How to remove the functions displayed by set command?
As I already stated in a comment, env
doesn't fit the requirement as it only shows exported variables.
Processing set
output to filter out anything that doesn't look like a variable definition is an unreliable hack. You will in particular miss a part of variables which value contains a line feed. Even worst, a carefully written function can make appear fake variables definitions.
The simplest solution is to switch temporarily to the POSIX mode where functions are not considered to be (kind of) variables:
set -o posix
set
set +o posix
There is however an issue if your default mode is already POSIX, or if you want that command to work whatever POSIX mode the shell is set to.
In such case, here is a workaround:
(set -o posix;set)
This only set the POSIX mode for the set
builtin executed in a subshell and the parent shell mode stay unaffected.
While the simplest solution is to use env
instead of set
, env
doesn't give all existing variables but only those that would be passed to any process started with env
(so no unexported variables, for example). Another approach is to search the output of set
for lines that have a string of non-whitespace, an =
and then another string of non-whitespace characters:
set | grep -E '^\S+=\S'
However, this will miss any variables set to a multiline value (like IFS
whose default value includes a \n
).
For some odd reason, declare -p
seems to list only variables:
$ declare -p
declare -x ANT_HOME="/usr/share/apache-ant"

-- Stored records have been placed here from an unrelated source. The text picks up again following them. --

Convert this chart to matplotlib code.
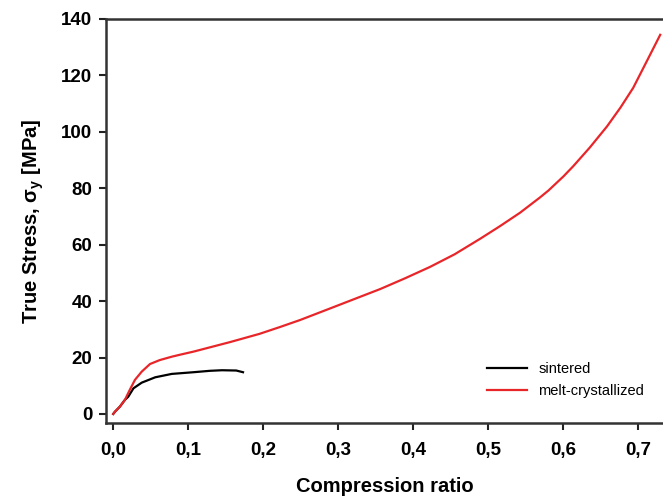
import matplotlib
matplotlib.use("Agg")
import matplotlib.pyplot as plt

plt.rcParams['font.family'] = ['Liberation Sans', 'DejaVu Sans']

# melt-crystallized (red), values
red_x = [0.0, 0.0023, 0.0089, 0.0156, 0.022, 0.029, 0.038, 0.049, 0.062, 0.078,
         0.089, 0.107, 0.156, 0.195, 0.222, 0.249, 0.289, 0.322, 0.356, 0.389,
         0.422, 0.455, 0.489, 0.515, 0.542, 0.569, 0.58, 0.6, 0.613, 0.635,
         0.658, 0.676, 0.693, 0.716, 0.729]
red_y = [0.0, 0.8, 2.6, 5.0, 8.5, 12.1, 15.0, 17.7, 19.1, 20.3,
         21.0, 22.1, 25.5, 28.4, 30.8, 33.3, 37.4, 40.8, 44.3, 48.1,
         52.1, 56.6, 62.1, 66.5, 71.3, 76.8, 79.2, 84.2, 87.8, 94.4,
         101.9, 108.6, 115.6, 127.6, 134.4]

# sintered (black)
blk_x = [0.0, 0.0023, 0.0089, 0.0156, 0.020, 0.027, 0.038, 0.056, 0.078, 0.107,
         0.129, 0.145, 0.164, 0.173]
blk_y = [0.0, 0.8, 2.6, 5.0, 6.1, 9.1, 11.1, 13.0, 14.2, 14.8,
         15.3, 15.5, 15.4, 14.8]

xticks = [0.0, 0.1, 0.2, 0.3, 0.4, 0.5, 0.6, 0.7]
xlabels = ['0,0', '0,1', '0,2', '0,3', '0,4', '0,5', '0,6', '0,7']
yticks = [0, 20, 40, 60, 80, 100, 120, 140]

fig = plt.figure(figsize=(6.63, 5.0), dpi=100)
ax = fig.add_axes([0.160, 0.154, 0.840, 0.808])

ax.plot(blk_x, blk_y, color='black', lw=1.6, label='sintered')
ax.plot(red_x, red_y, color='#e8262a', lw=1.6, label='melt-crystallized')

ax.set_xlim(-0.0095, 0.7327)
ax.set_ylim(-3.2, 140)
ax.set_xticks(xticks)
ax.set_xticklabels(xlabels)
ax.set_yticks(yticks)

for lab in ax.get_xticklabels() + ax.get_yticklabels():
    lab.set_fontweight('bold')
    lab.set_fontsize(13.5)

ax.tick_params(direction='out', length=5, width=1.5, color='#222222', pad=5)
ax.tick_params(axis='x', pad=9)
ax.spines['right'].set_visible(False)
for s in ['left', 'bottom', 'top']:
    ax.spines[s].set_linewidth(1.8)
    ax.spines[s].set_color('#333333')

ax.set_xlabel('Compression ratio', fontsize=14.5, fontweight='bold', labelpad=13)
ax.set_ylabel('True Stress, σ$_\\mathregular{y}$ [MPa]', fontsize=14.5,
              fontweight='bold', labelpad=11)

ax.legend(loc='lower right', bbox_to_anchor=(0.99, 0.03), frameon=False,
          fontsize=10.5, handlelength=2.7, labelspacing=0.5)

fig.savefig('out.png', dpi=100)
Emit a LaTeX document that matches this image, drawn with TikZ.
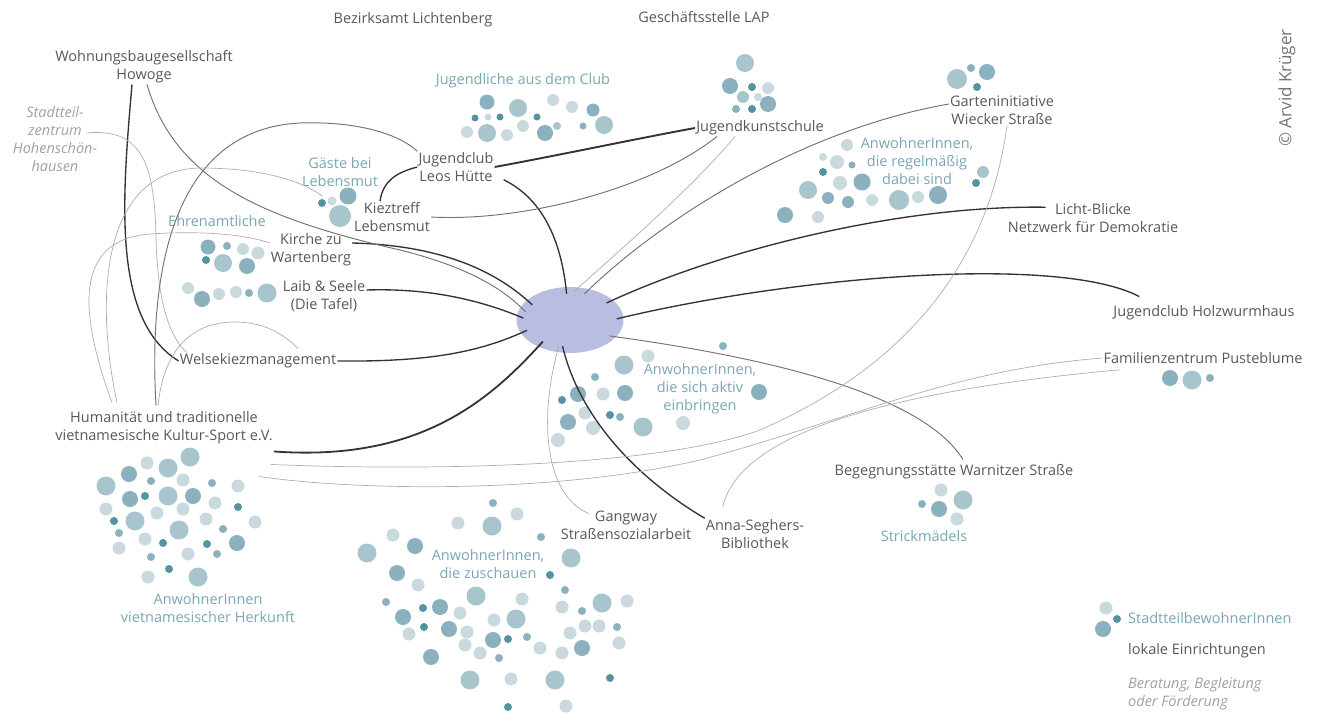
\documentclass[tikz,border=0pt]{standalone}
\usepackage{fontspec}
\setmainfont{Open Sans}
\usetikzlibrary{shapes.geometric}

\definecolor{hubc}{RGB}{186,189,226}
\definecolor{orgc}{RGB}{88,88,88}
\definecolor{grpc}{RGB}{122,166,180}
\definecolor{infc}{RGB}{160,160,160}
\definecolor{dA}{RGB}{84,148,160}
\definecolor{dB}{RGB}{138,177,189}
\definecolor{dC}{RGB}{168,197,206}
\definecolor{dD}{RGB}{202,217,222}

\begin{document}
\begin{tikzpicture}[x=1pt,y=-1pt,
    every node/.style={inner sep=1pt,align=center,font=\fontsize{14.5}{18}\selectfont},
    org/.style={text=orgc},
    grp/.style={text=grpc},
    inf/.style={text=infc,font=\fontsize{14.5}{18}\selectfont\itshape},
    linkdark/.style={draw=black!80,line width=1.35pt},
    linkmid/.style={draw=black!55,line width=0.95pt},
    linklight/.style={draw=black!32,line width=0.7pt},
    tohub/.style={shorten >=-7pt}]
        \useasboundingbox (0,0) rectangle (1322,712);

        % Punkte (Gruppen von Bewohnern)
        \foreach \x/\y/\r/\c in {487/102/7.5/dB,475/118/3.5/dA,488/117/3.5/dD,500/117/3.5/dA,518/108/9/dC,553/100/6/dD,572/107/6/dD,593/110/6.5/dB,537/117/3.5/dA,467/132/6/dD,487/133/9/dC,507/135/6/dD,523/126/6/dD,545/133/8/dB,557/126/4/dC,583/126/3.5/dB,604/125/9/dC,
            745/63/9/dC,730/86/8/dB,752/87/4/dA,768/88/6/dD,743/97/6/dC,758/97/4/dD,768/104/8/dB,736/109/4/dB,752/109/4/dA,
            957/79/10/dC,971/68/4/dB,987/72/8/dB,977/87/4/dA,
            847/145/6/dD,823/157/4/dD,837/162/7/dD,852/165/3.5/dB,823/172/4/dA,840/183/7/dD,862/182/8.5/dB,808/190/9/dC,828/198/6/dB,848/202/6/dB,872/200/6/dD,785/215/8/dB,818/217/6/dD,899/200/10/dC,918/197/6/dD,938/195/9/dB,983/172/6/dC,976/183/4/dA,
            322/203/4/dA,332/201/4.5/dD,348/196/8.5/dB,340/216/11/dC,
            208/247/7.5/dB,227/246/4/dB,243/249/6/dD,258/253/6.5/dD,206/260/4/dA,223/263/9/dC,247/266/8/dB,
            188/288/6/dD,202/299/8/dB,219/294/6/dD,236/292/6/dD,249/293/4/dB,267/293/9.5/dC}
            \fill[\c] (\x,\y) circle (\r pt);
        \foreach \x/\y/\r/\c in {723/346/4/dB,648/356/6.5/dD,624/365/9.5/dC,595/377/4/dB,578/394/8/dB,562/400/4/dA,603/394/6.5/dD,625/393/8/dB,585/413/6.5/dD,610/415/4/dA,620/417/4/dB,568/422/8/dB,593/428/7/dD,643/427/9.5/dC,683/423/7/dD,558/440/7/dD,759/392/8/dB,
            1170/378/8/dB,1192/380/9.5/dC,1210/378/4/dB,
            941/490/6.5/dD,963/500/9.5/dC,922/504/4/dB,939/509/8/dB,957/519/6.5/dD,
            1106/608/6.5/dD,1117/619/4/dA,1103/629/8/dB}
            \fill[\c] (\x,\y) circle (\r pt);
        \foreach \x/\y/\r/\c in {190/457/9.5/dC,147/463/6.5/dD,168/468/9.5/dC,129/474/8/dB,106/486/9.5/dC,151/481/4/dB,183/480/6.5/dD,212/483/4/dB,238/486/6.5/dD,130/499/8/dB,145/496/4/dA,168/496/9.5/dC,193/496/8/dB,215/503/6.5/dD,238/507/4/dA,106/509/6.5/dD,157/513/6.5/dD,183/509/6.5/dD,114/521/4/dA,135/521/9.5/dC,206/519/6.5/dD,255/522/6.5/dD,119/533/4/dB,179/530/9.5/dC,223/529/4/dB,145/539/6.5/dD,163/543/4/dA,207/544/4/dA,237/543/8/dB,119/548/6.5/dD,188/554/6.5/dD,217/554/4/dB,151/557/4/dB,169/569/4/dA,148/577/6.5/dD,198/577/9.5/dC}
            \fill[\c] (\x,\y) circle (\r pt);
        \foreach \x/\y/\r/\c in {493/503/4/dB,517/514/6.5/dD,458/523/6.5/dD,492/526/9.5/dC,541/537/4/dB,393/535/6.5/dD,415/546/8/dB,367/553/9.5/dC,571/558/9.5/dC,550/575/4/dA,397/573/8/dB,418/585/6.5/dD,565/590/4/dB,476/596/9.5/dC,522/599/6.5/dD,386/602/4/dB,440/607/8/dB,423/608/4/dA,460/613/6.5/dD,562/607/6.5/dD,582/611/4/dB,602/603/9.5/dC,627/601/6.5/dD,403/617/8/dB,494/620/6.5/dD,516/619/9.5/dC,424/627/4/dA,449/629/8/dB,467/632/6.5/dD,409/634/6.5/dD,570/633/6.5/dD,585/626/6.5/dD,599/626/6.5/dD,617/627/4/dB,493/640/8/dB,508/639/4/dA,527/637/4/dB,465/645/6.5/dD,480/653/6.5/dD,499/658/4/dB,540/648/6.5/dD,562/653/6.5/dD,582/648/8/dB,619/643/6.5/dD,431/657/8/dB,470/680/9.5/dC,511/679/6.5/dD,555/680/9.5/dC,610/678/4/dA,508/707/4/dA,566/706/6.5/dD}
            \fill[\c] (\x,\y) circle (\r pt);

        \node[ellipse,fill=hubc,minimum width=107pt,minimum height=66pt] (hub) at (570,320) {};

        % lokale Einrichtungen
        \node[org] (bez) at (413,20) {Bezirksamt Lichtenberg};
        \node[org] (gst) at (704,17) {Geschäftsstelle LAP};
        \node[org] (howoge) at (144,67) {Wohnungsbaugesellschaft\\Howoge};
        \node[inf] (stz) at (55,139) {Stadtteil-\\zentrum\\Hohenschön-\\hausen};
        \node[org] (jks) at (760,128) {Jugendkunstschule};
        \node[org] (garten) at (1002,110) {Garteninitiative\\Wiecker Straße};
        \node[org] (leos) at (456,167) {Jugendclub\\Leos Hütte};
        \node[org] (kiez) at (392,217) {Kieztreff\\Lebensmut};
        \node[org] (kirche) at (311,250) {Kirche zu\\Wartenberg};
        \node[org] (laib) at (324,296) {Laib \& Seele\\(Die Tafel)};
        \node[org] (welse) at (258,361) {Welsekiezmanagement};
        \node[org] (hum) at (164,428) {Humanität und traditionelle\\vietnamesische Kultur-Sport e.V.};
        \node[org] (licht) at (1093,218) {Licht-Blicke\\Netzwerk für Demokratie};
        \node[org] (holz) at (1204,313) {Jugendclub Holzwurmhaus};
        \node[org] (fam) at (1203,358) {Familienzentrum Pusteblume};
        \node[org] (beg) at (954,472) {Begegnungsstätte Warnitzer Straße};
        \node[org] (gang) at (626,525) {Gangway\\Straßensozialarbeit};
        \node[org] (anna) at (755,534) {Anna-Seghers-\\Bibliothek};

        % Bewohnergruppen
        \node[grp] (jug) at (523,81) {Jugendliche aus dem Club};
        \node[grp] (regel) at (917,161) {AnwohnerInnen,\\die regelmäßig\\dabei sind};
        \node[grp] (gaeste) at (340,172) {Gäste bei\\Lebensmut};
        \node[grp] (ehren) at (217,221) {Ehrenamtliche};
        \node[grp] (aktiv) at (700,389) {AnwohnerInnen,\\die sich aktiv\\einbringen};
        \node[grp] (strick) at (924,536) {Strickmädels};
        \node[grp] (zusch) at (488,564) {AnwohnerInnen,\\die zuschauen};
        \node[grp] (viet) at (208,608) {AnwohnerInnen\\vietnamesischer Herkunft};

        % Legende
        \node[grp,anchor=west] (stb) at (1127,618) {StadtteilbewohnerInnen};
        \node[org,anchor=west] (lokal) at (1127,651) {lokale Einrichtungen};
        \node[inf,anchor=west,align=left] (berat) at (1127,694) {Beratung, Begleitung\\oder Förderung};
        \node[text=black!55,rotate=90,font=\fontsize{17}{20}\selectfont] (copy) at (1287,88) {© Arvid Krüger};

        % Verbindungen zum Zentrum
        \draw[linkdark,tohub] ([xshift=9pt,yshift=3pt]leos.south east) .. controls (545,200) and (562,245) .. (hub.97);
        \draw[linklight,tohub] ([xshift=-25pt]jks.south) .. controls (690,190) and (620,250) .. (hub.75);
        \draw[linkmid,tohub] ([yshift=6pt]garten.west) .. controls (800,130) and (660,220) .. (hub.58);
        \draw[linkdark,tohub] ([xshift=39pt,yshift=-5pt]licht.north west) .. controls (900,205) and (720,250) .. (hub.25);
        \draw[linkdark,tohub] ([xshift=27pt,yshift=8pt]holz.north west) .. controls (1060,255) and (800,275) .. (hub.3);
        \draw[linkmid,tohub] ([xshift=9pt,yshift=4pt]beg.north) .. controls (920,390) and (750,355) .. (hub.-20);
        \draw[linkdark,tohub] (anna.north west) .. controls (640,480) and (580,420) .. (hub.-100);
        \draw[linklight,tohub] ([xshift=29pt,yshift=-4pt]gang.north west) .. controls (545,495) and (538,420) .. (hub.-112);
        \draw[linkdark,line width=1.8pt,tohub] ([yshift=-6pt]hum.south east) .. controls (420,462) and (490,400) .. (hub.-140);
        \draw[linkdark,tohub] (welse.east) .. controls (430,362) and (480,352) .. (hub.-165);
        \draw[linkdark,tohub] ([yshift=6pt]laib.east) .. controls (430,288) and (480,300) .. (hub.175);
        \draw[linkdark,tohub] ([yshift=7pt]kirche.east) .. controls (430,245) and (490,265) .. (hub.155);
        \draw[linkmid,tohub] ([xshift=3pt]howoge.south) .. controls (175,180) and (260,218) .. (400,250) .. controls (460,265) and (500,285) .. (hub.165);

        % Verbindungen untereinander
        \draw[linkdark,line width=1.9pt] (leos.east) .. controls (560,155) and (640,138) .. (jks.west);
        \draw[linkdark] ([xshift=-12pt]kiez.north) .. controls (383,180) and (398,172) .. (leos.west);
        \draw[linkmid] ([xshift=-43pt]jks.south) .. controls (650,190) and (520,222) .. (kiez.east);
        \draw[linkdark] ([xshift=-12pt]howoge.south) .. controls (122,200) and (112,320) .. (welse.west);
        \draw[linklight] ([xshift=-12pt,yshift=6pt]stz.east) .. controls (140,128) and (155,160) .. (156,240) .. controls (158,300) and (168,335) .. ([xshift=8pt]welse.north west);
        \draw[linkmid] ([xshift=-8pt,yshift=5pt]hum.north) .. controls (150,300) and (160,130) .. (300,123) .. controls (360,121) and (400,135) .. (leos.north west);
        \draw[linklight] ([xshift=-47pt,yshift=8pt]hum.north) .. controls (95,300) and (100,170) .. (200,168) .. controls (260,168) and (300,180) .. ([xshift=-18pt,yshift=-8pt]gaeste.south);
        \draw[linklight] ([xshift=-52pt,yshift=8pt]hum.north) .. controls (80,315) and (72,240) .. (150,234) .. controls (210,230) and (250,236) .. ([yshift=7pt]kirche.west);
        \draw[linklight] ([xshift=-6pt,yshift=5pt]hum.north) .. controls (165,340) and (200,322) .. (235,322) .. controls (265,322) and (285,335) .. ([xshift=40pt,yshift=4pt]welse.north);
        \draw[linklight] ([xshift=5pt]garten.south) .. controls (990,250) and (920,360) .. (760,430) .. controls (650,470) and (400,470) .. ([xshift=-3pt,yshift=-19pt]hum.south east);
        \draw[linklight] (fam.west) .. controls (950,370) and (850,420) .. (700,460) .. controls (550,495) and (350,490) .. ([xshift=-15pt,yshift=-31pt]hum.south east);
        \draw[linklight] ([xshift=17pt,yshift=-5pt]fam.south west) .. controls (900,390) and (740,430) .. ([xshift=18pt,yshift=11pt]anna.north west);
      \end{tikzpicture}
\end{document}
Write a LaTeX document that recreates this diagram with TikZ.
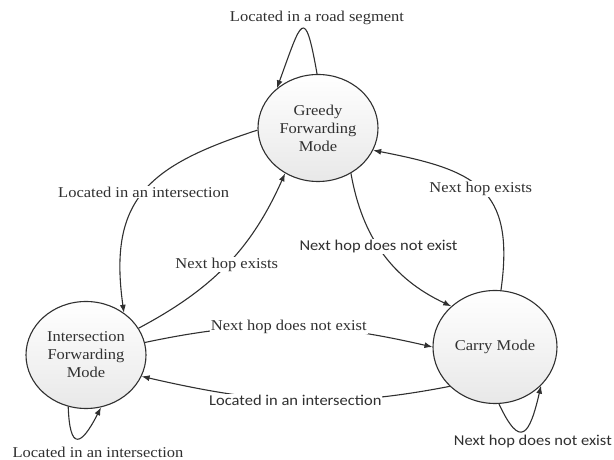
\documentclass[tikz,border=0pt]{standalone}
\usepackage{fontspec}
\setmainfont{Liberation Serif}[FakeStretch=1.1]
\newfontfamily\sanslabel{Carlito}[FakeStretch=1.1]
\usetikzlibrary{arrows.meta,shapes.geometric}
\definecolor{inkgray}{HTML}{303030}

\begin{document}
\begin{tikzpicture}[x=1pt,y=1pt,
    every edge/.style={draw=inkgray,line width=1.1pt,-{Latex[length=8pt,width=6pt]}},
    lbl/.style={fill=white,inner sep=1pt,text=inkgray,font=\fontsize{15}{18}\selectfont},
    slbl/.style={lbl,font=\sanslabel\fontsize{15}{18}\selectfont}]

    \useasboundingbox (0,0) rectangle (614,460);

    \begin{scope}[every node/.style={ellipse,draw=inkgray,line width=1.1pt,top color=white,bottom color=black!9,
        minimum width=120pt,minimum height=107pt,inner sep=0pt,align=center,text=inkgray,font=\fontsize{15}{18}\selectfont}]
        \node (greedy) at (318,332) {Greedy\\Forwarding\\Mode};
        \node (inter) at (86,105) {Intersection\\Forwarding\\Mode};
        \node[minimum width=124pt,minimum height=113pt] (carry) at (495,113) {Carry Mode};
    \end{scope}

    % transitions between the modes
    \path (greedy.182) edge[out=198,in=98,looseness=1.3] node[lbl] {Located in an intersection} (inter.48);
    \path (inter.27) edge[out=28,in=246] node[lbl] {Next hop exists} (greedy.234);
    \path (greedy.-54) edge[out=-80,in=155] node[slbl,pos=0.45] {Next hop does not exist} (carry.137);
    \path (carry.84) edge[out=82,in=-11,looseness=1.4] node[lbl] {Next hop exists} (greedy.-22);
    \path (inter.12) edge[out=12,in=167] node[lbl] {Next hop does not exist} (carry.180);
    \path (carry.221) edge[out=191,in=-13] node[slbl] {Located in an intersection} (inter.-21);

    % self loops
    \path (greedy.91) edge[out=100,in=70,looseness=4.3] (greedy.136);
    \path (inter.251) edge[out=-88,in=-117,looseness=3.45] (inter.286);
    \path (carry.-86) edge[out=-65,in=-103,looseness=2.83] (carry.-40);

    \node[lbl] (roadlbl) at (317,442) {Located in a road segment};
    \node[lbl] (interlbl) at (98,8) {Located in an intersection};
    \node[slbl,anchor=east] (carrylbl) at (613,18) {Next hop does not exist};

\end{tikzpicture}
\end{document}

declare -- BASH="/usr/bin/bash"
declare -r BASHOPTS="checkwinsize:cmdhist:complete_fullquote:expand_aliases:extglob:extquote:force_fignore:histappend:interactive_comments:progcomp:promptvars:sourcepath"
declare -ir BASHPID
declare -A BASH_ALIASES=()
declare -a BASH_ARGC=()
declare -a BASH_ARGV=()
declare -A BASH_CMDS=()
...
Of course, this has the disadvantage that it outputs declare
commands that can recreate the variable with all its attributes. Depending on what you intend to do with the output, that might actually be useful.